"Hooray, hooray, the first of May, and outdoor sex begins today!"
The above is a little fishing ditty sung this time of year, especially when the opening of the trophy season for striped bass, or rockfish, coincides with the beginning of the month.
Today marks the beginning of the 1992 season, and I'm predicting a very good one for anglers.
Last year was the first for a trophy season since the striped bass moratorium was lifted. We started the 1991 season later in the month. However, the rockfish had already spawned and returned to the ocean before we could legally fish for them. Only 140 trophy rockfish -- over 36 inches -- were checked in.
The state Department of Natural Resources believes 350 to 400 were caught, but not checked in because of confusing instructions. Even 400 would be a drop in the bucket, considering that some 100,000 Maryland anglers chase rockfish.
Most rockfish spawn and return to the ocean before our season opens, even when it starts May 1. Spawning often occurs around Easter, especially in the middle and lower Chesapeake Bay.
The rockfish have a predetermined window when they will spawn based upon the "photo period," or number of minutes of light during the day. They also have a preferred water temperature. When the water temperature is just right during the designated photo period -- they do it!
This year, Easter was late and the cold wet spring has further delayed spawning. Therefore, anglers have an excellent opportunity to catch a trophy rockfish, perhaps even a new state record.
However, the cooler weather also works against the angler. Fish are coldblooded critters; therefore, the warmer the water, the faster their metabolism and the more often they feed. The final result will mean more big fish around, but fewer overall strikes. In a few weeks the water will warm up and you will catch more fish, but find fewer keepers.
Catching a trophy rockfish is like searching for the proverbial needle in a haystack. The fish travel alone instead of in schools, and they can be at any depth, from right on the surface to 20 feet or deeper. I suggest you put some good baits in the right areas and invest a few hours.
Good baits are big spoons and big bucktails. The stripers feed on big menhaden and other large bait-fish this time of year. The successful angler uses a lure similar in size to its food. I prefer 9/0 Crippled Alewive spoons. I also use 11/0 Crippled Alewives, No. 19 and No. 21 Tony Accetta Pet spoons, big Huntington Drone spoons, No. 11 Cather spoons and 8/0 plus-size white and yellow bucktails.
Where do you find a trophy rockfish? They can be anywhere. I prefer deep water and along channel edges. And there are a couple special places I want to visit when the tide gets right.
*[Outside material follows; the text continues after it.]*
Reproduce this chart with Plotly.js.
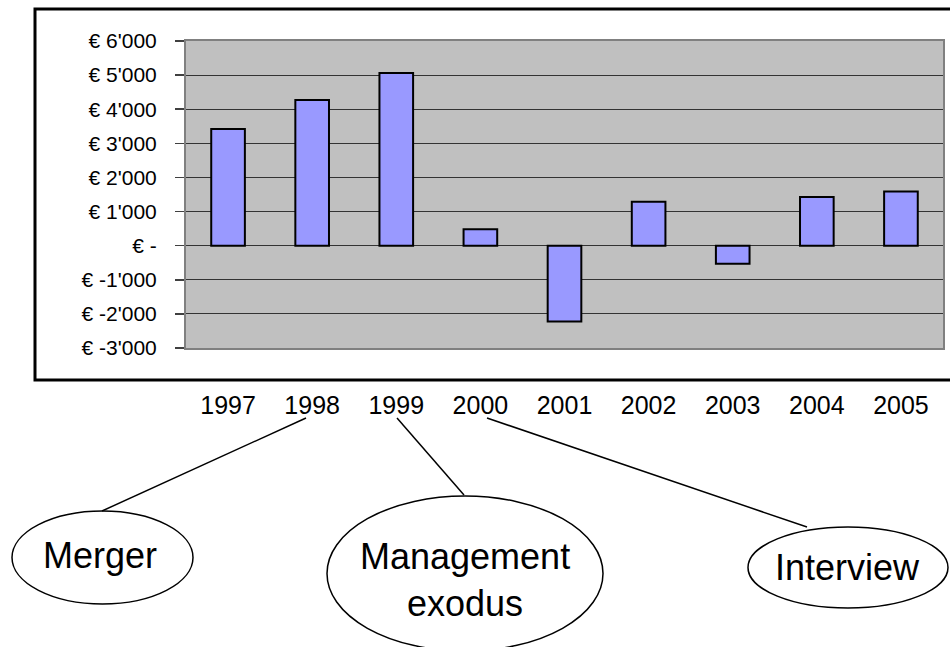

Be sure to take a camera. You will catch many more undersized than legal rockfish. And no matter what size they are, they are all beautiful.
Some of my customers keep very few fish. They catch, photograph and release. If you don't really want a big, dead rockfish, don't kill it.
Handling a big rockfish can be tricky. Bring the fish into the boat in a big landing net. Once in the boat throw a wet towel over its eyes and it will calm down.
Ease the hook out as gently as possible. Lift the fish by putting one hand in its mouth and the other hand under its stomach. Let someone get a quick picture and then either put it over the side or into the fish box. If the fish is to be kept, you should tag it as soon as you put the fish into the box.
And now for the bad news. As of this writing, I have yet to hear of a bluefish caught in the Maryland portion of the bay. I'm certain there are a few out there, but probably not many. Maybe when the water warms up a bit. There's plenty of bait in the bay for them to feed on.
Bob Spore is a Coast Guard-licensed charter boat captain from Pasadena. His Outdoors column appears every Friday in The Anne Arundel County Sun.
Striped bass by the book
Here are rules for the trophy striped bass season:
* The season runs through May 31.
* All anglers must have a striped bass permit and tag, available free at most tackle shops.
* Fishing is permitted south of the Bay Bridge.
* Only artificial lures may be used.
* All striped bass keepers must be at least 36 inches overall.
* Legal keepers must be taken to a tackle shop designated as a DNR check-in station.
* Anglers are permitted one trophy rockfish for the season.
* Charter boat captains will provide permits and tags for their customers.